Back in 2001 I was part of a group of downtown advocates who arranged to have Fred Kent, co-founder of the Project for Public Spaces (in 1975!), come to Salem to share ideas on urban vitality and “place making.” It was a great day. We walked around Salem, had a conference at Willamette, and then Mr. Kent gave a presentation at the Reed Opera House in the evening. Kent got a bit frustrated after a meeting with the Salem’s Director of Transportation at the time. They certainly had different views on the purpose of streets – which for Mr. Kent comprise the largest part of the “public realm” and should serve many purposes beyond just moving cars.

I recommend this interview with Fred Kent on the PPS website.

Q: People are looking for ways to involve themselves in their communities.They seek gathering places, more connections with the sources of food and other products they need, and the ability to walk and to ride bicycles. What is catalyzing this shift, and how do you see it affecting the city planning process in the future?
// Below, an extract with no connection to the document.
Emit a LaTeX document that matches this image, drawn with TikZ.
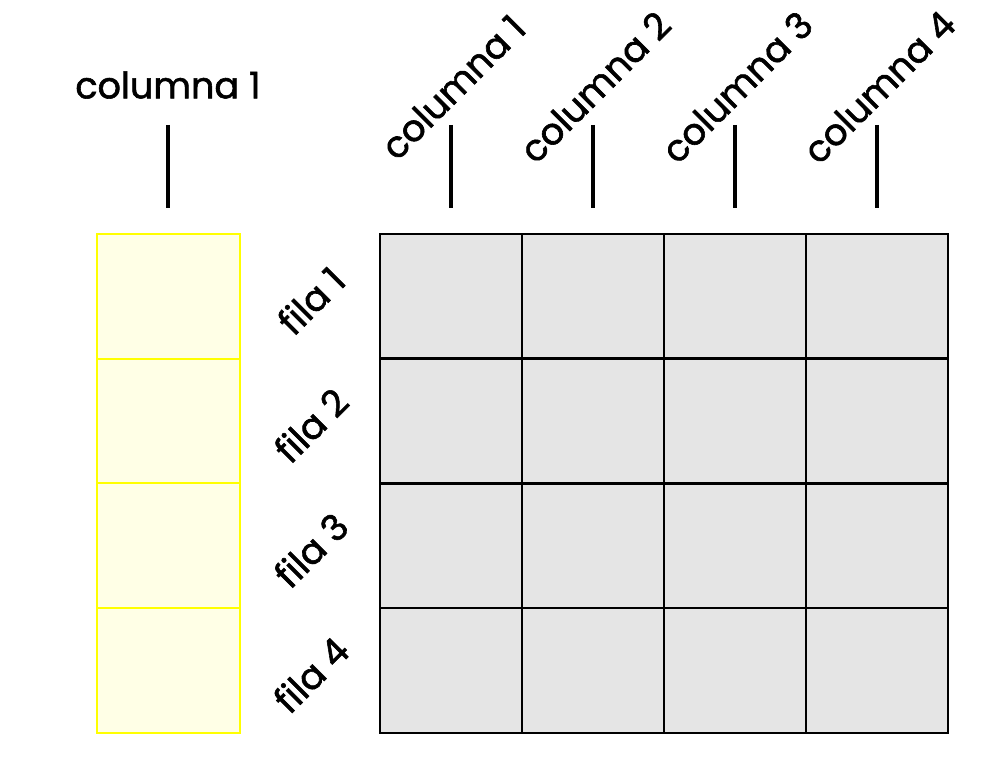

FK: Our urban areas are coming full circle. Over the last 100 years, we got off track. For centuries, we had compact urban centers. Then, industrialization and pollution made cities so unpleasant that suburbsgained enormous traction—and we started designing cities like suburbs.

. . .

Thoreau once said,‘There is no value in life except what you choose to place upon it and no happiness in any place except what you bring to it yourself.’ In this light, place making becomes a dynamic human function: it is an act of liberation, of staking claim, and of beautification; it is true human empowerment.” Many other people sounded this theme—that placemaking has to be done respectfully if we are to build communities we want to live in.

At PPS, we believe place making is an intensely human activity that naturally involves people of all ages, incomes, and cultures. The community itself must to be the driving force in creating a vision for making a place. Then, planners and designers can help the community turn the vision into a reality.